PROBLEM REQUIREMENTS.
Search the material for the word "this" and report each line where it turns up.

Records:
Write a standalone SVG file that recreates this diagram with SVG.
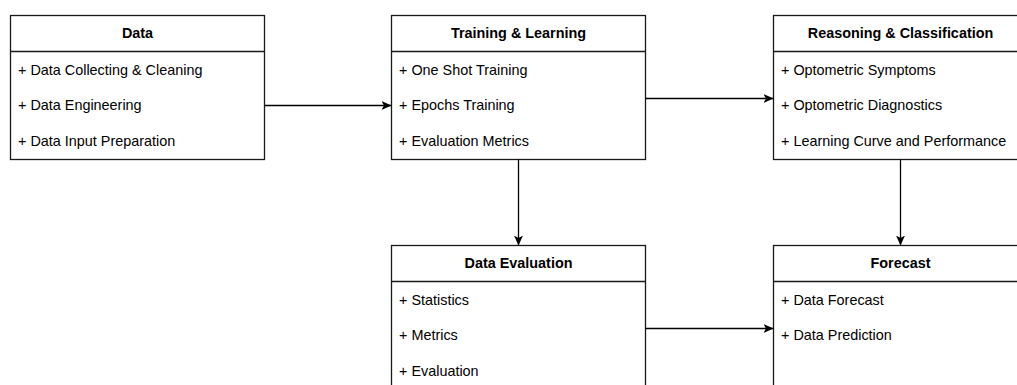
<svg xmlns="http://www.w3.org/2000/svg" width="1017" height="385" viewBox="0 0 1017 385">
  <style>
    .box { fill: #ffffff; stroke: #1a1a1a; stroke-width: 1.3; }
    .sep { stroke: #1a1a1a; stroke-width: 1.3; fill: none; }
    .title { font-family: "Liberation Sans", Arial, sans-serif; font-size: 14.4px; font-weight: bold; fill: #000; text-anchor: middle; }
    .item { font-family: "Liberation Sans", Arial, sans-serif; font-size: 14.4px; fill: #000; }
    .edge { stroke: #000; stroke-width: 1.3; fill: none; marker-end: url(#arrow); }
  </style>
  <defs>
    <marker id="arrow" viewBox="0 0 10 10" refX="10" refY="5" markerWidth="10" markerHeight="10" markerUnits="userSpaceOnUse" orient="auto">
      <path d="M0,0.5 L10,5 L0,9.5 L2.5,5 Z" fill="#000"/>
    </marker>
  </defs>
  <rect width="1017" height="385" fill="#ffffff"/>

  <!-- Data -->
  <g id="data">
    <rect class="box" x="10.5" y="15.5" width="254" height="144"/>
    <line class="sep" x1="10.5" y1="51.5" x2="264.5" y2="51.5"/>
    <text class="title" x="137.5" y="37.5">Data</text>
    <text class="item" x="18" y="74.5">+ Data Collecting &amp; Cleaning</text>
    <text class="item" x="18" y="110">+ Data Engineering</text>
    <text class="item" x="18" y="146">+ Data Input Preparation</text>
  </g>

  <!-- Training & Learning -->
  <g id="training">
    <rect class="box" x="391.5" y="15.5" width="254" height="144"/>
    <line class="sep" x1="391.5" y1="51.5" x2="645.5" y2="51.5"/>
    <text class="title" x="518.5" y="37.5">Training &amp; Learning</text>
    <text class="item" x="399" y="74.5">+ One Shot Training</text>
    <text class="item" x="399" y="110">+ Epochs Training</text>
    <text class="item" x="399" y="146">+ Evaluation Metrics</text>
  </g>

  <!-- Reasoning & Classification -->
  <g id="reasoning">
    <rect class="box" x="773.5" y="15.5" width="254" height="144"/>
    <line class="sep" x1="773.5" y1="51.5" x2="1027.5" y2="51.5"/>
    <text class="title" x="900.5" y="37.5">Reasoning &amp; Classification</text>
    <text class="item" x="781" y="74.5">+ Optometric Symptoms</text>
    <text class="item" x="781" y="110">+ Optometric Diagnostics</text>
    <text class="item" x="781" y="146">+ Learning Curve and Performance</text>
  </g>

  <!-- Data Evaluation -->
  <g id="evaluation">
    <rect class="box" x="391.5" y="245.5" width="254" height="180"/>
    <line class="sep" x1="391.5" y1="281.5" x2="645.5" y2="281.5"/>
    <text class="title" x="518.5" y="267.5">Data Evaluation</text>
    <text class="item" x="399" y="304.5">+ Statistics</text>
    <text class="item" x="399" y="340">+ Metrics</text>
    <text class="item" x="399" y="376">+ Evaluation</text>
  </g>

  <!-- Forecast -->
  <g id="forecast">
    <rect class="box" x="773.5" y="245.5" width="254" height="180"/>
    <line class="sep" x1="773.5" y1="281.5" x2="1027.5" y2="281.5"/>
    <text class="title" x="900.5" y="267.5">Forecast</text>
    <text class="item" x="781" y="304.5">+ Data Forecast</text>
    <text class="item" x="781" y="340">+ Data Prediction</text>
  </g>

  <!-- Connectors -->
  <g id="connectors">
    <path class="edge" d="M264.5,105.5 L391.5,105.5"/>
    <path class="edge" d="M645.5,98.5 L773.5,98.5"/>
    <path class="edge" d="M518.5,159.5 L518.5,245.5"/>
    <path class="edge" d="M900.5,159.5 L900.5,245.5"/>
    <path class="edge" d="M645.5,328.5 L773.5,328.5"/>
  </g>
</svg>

...

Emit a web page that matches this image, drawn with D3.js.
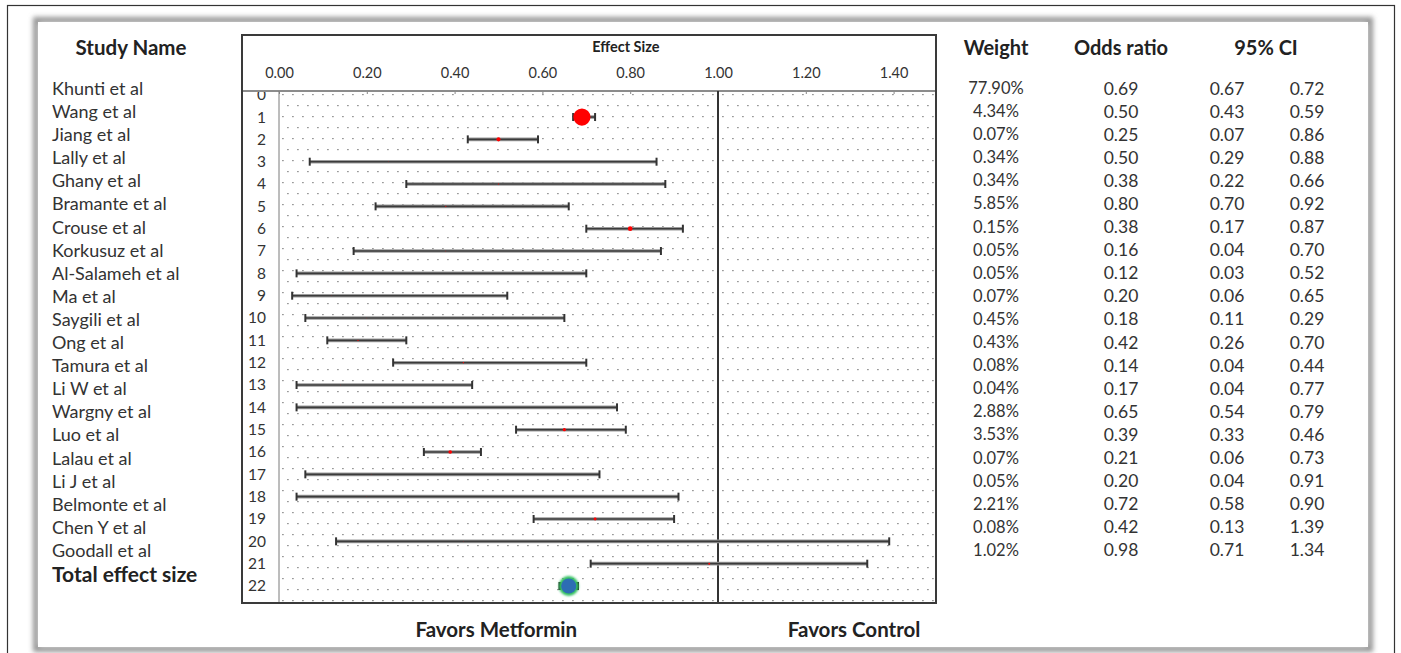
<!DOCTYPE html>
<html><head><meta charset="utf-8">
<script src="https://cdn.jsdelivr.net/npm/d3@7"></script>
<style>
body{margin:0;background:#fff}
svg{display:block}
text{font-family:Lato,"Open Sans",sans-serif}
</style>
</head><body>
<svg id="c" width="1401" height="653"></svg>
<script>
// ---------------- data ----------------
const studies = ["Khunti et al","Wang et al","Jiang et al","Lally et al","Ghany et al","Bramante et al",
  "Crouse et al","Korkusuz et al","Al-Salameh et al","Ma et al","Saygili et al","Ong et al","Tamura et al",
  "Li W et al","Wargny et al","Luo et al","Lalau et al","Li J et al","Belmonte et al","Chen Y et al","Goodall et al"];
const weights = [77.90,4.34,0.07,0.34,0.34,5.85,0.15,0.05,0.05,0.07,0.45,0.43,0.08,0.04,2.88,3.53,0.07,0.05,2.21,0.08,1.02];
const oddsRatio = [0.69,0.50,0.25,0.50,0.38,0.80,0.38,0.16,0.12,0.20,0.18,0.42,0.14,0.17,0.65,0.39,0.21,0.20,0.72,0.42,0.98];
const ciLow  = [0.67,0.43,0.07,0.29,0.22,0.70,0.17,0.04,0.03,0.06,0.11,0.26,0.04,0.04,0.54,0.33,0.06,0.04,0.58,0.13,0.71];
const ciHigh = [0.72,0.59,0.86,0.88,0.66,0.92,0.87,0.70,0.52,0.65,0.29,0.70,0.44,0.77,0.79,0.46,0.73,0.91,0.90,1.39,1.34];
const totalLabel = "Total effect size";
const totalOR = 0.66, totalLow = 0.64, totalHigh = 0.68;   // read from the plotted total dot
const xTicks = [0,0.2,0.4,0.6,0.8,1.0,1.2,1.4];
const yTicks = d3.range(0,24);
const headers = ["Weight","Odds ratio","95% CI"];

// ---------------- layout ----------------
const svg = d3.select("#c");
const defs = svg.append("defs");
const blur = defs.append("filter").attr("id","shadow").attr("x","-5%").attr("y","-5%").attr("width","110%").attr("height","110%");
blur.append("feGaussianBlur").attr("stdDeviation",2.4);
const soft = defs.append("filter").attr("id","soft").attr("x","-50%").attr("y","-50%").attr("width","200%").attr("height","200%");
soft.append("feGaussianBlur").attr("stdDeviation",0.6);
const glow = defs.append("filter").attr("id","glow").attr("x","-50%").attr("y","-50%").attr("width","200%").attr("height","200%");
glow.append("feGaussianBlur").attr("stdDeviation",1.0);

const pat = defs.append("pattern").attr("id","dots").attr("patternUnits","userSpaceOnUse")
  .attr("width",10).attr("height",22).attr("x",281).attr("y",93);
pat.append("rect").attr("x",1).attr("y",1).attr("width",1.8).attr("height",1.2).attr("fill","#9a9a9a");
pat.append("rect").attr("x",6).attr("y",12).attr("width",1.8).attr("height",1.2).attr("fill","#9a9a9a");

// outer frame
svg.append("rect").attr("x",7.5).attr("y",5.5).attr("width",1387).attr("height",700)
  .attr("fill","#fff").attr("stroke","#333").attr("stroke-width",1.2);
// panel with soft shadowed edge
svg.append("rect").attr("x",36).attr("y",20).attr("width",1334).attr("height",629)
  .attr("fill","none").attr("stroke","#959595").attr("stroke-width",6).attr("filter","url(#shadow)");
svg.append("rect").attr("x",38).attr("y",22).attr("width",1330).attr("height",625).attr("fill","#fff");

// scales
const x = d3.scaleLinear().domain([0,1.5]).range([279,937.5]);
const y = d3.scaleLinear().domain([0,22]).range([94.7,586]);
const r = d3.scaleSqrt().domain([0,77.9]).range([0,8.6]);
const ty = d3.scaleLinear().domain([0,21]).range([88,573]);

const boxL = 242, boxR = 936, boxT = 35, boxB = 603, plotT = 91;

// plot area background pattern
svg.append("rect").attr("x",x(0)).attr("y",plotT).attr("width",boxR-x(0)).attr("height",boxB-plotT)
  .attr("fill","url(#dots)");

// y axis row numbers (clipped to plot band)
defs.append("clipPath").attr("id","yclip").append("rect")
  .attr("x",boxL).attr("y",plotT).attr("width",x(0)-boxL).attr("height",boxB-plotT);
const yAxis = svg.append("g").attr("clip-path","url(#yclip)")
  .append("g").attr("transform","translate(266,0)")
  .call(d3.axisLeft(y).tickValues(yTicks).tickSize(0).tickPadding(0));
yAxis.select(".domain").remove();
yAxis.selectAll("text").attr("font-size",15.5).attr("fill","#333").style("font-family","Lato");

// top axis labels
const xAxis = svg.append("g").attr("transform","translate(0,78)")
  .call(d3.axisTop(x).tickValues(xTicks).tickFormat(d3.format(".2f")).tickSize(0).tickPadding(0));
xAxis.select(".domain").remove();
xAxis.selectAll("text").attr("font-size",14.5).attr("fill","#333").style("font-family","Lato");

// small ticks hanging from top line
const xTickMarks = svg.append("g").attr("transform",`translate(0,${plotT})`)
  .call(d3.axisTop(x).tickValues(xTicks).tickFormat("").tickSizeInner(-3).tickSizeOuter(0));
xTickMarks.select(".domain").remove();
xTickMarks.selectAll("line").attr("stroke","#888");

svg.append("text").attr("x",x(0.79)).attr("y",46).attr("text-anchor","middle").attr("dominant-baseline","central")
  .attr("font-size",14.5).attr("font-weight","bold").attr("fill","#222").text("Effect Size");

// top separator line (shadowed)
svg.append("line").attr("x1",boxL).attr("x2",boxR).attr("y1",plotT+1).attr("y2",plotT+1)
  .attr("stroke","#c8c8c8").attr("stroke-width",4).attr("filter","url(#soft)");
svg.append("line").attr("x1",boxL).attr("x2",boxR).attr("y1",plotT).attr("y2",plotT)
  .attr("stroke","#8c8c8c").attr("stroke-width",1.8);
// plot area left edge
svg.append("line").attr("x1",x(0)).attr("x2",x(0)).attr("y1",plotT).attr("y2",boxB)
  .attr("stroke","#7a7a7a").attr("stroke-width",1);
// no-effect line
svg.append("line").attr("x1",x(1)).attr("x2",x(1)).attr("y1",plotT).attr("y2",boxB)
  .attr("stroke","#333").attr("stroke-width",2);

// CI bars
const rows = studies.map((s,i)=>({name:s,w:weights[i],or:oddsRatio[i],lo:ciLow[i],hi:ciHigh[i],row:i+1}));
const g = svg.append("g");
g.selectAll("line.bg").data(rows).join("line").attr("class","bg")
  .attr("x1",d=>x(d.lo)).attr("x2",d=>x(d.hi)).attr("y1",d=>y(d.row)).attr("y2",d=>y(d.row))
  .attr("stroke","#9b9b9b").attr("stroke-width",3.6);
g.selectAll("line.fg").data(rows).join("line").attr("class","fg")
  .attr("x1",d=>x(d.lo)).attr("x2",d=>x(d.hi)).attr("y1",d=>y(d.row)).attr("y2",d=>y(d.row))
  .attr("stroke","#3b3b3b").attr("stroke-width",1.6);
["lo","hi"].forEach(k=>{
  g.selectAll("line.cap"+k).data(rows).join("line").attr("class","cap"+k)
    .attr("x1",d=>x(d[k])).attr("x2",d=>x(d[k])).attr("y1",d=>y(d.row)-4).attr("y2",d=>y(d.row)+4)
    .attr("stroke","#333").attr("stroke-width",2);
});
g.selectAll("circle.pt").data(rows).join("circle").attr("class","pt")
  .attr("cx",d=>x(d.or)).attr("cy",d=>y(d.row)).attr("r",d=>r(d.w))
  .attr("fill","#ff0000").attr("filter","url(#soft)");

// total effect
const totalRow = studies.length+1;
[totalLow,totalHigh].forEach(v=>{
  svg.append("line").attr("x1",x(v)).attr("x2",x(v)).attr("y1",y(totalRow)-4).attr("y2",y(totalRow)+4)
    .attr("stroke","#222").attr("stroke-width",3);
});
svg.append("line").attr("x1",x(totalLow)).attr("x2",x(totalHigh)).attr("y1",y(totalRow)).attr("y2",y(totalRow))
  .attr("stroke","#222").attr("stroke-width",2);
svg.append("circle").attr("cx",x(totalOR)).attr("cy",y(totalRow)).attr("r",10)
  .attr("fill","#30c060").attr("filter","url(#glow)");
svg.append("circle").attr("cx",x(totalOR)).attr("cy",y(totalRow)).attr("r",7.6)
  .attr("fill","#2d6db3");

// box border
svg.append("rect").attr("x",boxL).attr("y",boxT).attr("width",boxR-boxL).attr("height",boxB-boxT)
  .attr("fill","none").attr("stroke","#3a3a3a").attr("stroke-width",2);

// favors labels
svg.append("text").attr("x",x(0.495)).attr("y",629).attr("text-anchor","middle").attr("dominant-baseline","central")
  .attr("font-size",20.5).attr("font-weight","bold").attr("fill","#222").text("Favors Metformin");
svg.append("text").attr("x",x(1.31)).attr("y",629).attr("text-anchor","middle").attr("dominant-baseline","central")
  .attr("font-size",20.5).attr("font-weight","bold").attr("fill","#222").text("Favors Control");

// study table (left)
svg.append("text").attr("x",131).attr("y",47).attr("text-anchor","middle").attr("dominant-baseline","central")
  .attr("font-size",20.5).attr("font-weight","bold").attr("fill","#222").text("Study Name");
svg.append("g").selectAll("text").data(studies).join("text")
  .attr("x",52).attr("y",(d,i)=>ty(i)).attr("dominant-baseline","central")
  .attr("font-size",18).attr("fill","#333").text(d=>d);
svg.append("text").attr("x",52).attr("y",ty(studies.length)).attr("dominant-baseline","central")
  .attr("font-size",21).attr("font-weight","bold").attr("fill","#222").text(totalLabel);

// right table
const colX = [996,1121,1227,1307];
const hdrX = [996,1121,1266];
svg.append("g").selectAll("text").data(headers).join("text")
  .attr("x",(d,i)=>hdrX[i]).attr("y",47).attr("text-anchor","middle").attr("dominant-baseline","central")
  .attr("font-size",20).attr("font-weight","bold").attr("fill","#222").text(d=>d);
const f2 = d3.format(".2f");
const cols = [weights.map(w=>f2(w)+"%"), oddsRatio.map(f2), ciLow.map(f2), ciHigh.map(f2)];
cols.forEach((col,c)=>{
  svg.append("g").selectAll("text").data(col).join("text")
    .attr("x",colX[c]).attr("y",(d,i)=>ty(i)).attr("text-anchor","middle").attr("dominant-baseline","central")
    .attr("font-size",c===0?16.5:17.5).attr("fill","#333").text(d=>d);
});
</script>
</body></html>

RESULT.
Write a standalone SVG file that recreates this diagram with SVG.
Emit a web page that matches this image, drawn with D3.js.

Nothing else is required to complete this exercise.